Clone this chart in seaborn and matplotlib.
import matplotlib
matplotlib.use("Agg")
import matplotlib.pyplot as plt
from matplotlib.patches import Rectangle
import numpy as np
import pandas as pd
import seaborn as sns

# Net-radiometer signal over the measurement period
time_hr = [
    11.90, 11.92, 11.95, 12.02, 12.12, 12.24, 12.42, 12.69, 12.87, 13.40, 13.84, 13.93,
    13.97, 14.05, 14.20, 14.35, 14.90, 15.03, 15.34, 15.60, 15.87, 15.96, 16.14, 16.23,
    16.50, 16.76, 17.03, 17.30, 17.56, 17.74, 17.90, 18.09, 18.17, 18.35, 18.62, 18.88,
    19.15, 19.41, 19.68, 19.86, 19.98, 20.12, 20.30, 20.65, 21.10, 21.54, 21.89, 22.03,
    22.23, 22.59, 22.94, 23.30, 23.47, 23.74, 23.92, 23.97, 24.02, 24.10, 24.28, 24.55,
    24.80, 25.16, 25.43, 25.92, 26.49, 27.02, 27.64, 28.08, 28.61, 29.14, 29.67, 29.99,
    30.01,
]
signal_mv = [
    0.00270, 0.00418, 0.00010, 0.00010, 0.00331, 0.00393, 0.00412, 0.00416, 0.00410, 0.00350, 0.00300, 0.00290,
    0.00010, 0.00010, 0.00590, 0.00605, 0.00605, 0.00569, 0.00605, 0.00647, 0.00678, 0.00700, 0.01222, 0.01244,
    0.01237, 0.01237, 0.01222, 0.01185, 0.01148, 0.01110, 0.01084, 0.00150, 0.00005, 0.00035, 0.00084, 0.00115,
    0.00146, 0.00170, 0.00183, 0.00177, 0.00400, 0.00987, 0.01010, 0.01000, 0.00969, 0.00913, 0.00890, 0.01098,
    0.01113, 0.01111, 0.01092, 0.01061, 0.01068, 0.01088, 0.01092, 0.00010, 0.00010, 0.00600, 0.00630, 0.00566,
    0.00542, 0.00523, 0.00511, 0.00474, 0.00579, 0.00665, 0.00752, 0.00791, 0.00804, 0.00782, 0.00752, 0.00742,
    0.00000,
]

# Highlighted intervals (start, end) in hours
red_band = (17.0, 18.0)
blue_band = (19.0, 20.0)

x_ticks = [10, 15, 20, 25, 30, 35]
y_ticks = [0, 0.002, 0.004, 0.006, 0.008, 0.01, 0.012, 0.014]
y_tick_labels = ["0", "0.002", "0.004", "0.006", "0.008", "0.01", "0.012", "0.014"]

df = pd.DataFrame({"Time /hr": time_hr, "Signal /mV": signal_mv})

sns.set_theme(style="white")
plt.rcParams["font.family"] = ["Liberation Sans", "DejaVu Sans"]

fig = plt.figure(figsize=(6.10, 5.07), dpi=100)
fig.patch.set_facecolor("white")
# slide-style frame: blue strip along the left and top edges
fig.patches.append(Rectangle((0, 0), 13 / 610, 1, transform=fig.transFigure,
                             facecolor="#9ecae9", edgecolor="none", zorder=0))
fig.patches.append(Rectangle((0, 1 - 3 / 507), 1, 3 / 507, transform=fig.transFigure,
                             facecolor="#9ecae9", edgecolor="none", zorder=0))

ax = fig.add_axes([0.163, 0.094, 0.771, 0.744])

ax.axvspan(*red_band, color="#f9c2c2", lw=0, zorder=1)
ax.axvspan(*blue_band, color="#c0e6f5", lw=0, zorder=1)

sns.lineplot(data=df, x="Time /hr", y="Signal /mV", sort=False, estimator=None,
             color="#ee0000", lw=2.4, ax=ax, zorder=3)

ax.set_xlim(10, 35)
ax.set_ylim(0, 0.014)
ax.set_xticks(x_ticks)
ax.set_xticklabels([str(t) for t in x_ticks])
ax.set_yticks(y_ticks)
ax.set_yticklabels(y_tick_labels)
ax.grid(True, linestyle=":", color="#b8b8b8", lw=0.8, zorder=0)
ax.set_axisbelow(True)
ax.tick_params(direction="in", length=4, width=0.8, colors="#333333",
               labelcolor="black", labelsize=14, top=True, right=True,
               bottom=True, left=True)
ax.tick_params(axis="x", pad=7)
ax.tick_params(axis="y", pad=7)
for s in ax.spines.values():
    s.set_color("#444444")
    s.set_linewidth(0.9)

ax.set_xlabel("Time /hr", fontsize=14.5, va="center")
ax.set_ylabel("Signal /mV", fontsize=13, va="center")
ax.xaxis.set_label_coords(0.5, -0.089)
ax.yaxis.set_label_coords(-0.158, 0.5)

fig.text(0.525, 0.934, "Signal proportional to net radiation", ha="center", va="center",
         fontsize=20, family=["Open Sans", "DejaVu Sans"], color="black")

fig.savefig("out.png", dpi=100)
###
### SET PROBLEM
Where a line in the material contains "seaborn", copy that line.

### OUTPUT FOR THIS TASK
Clone this chart in seaborn and matplotlib.
import seaborn as sns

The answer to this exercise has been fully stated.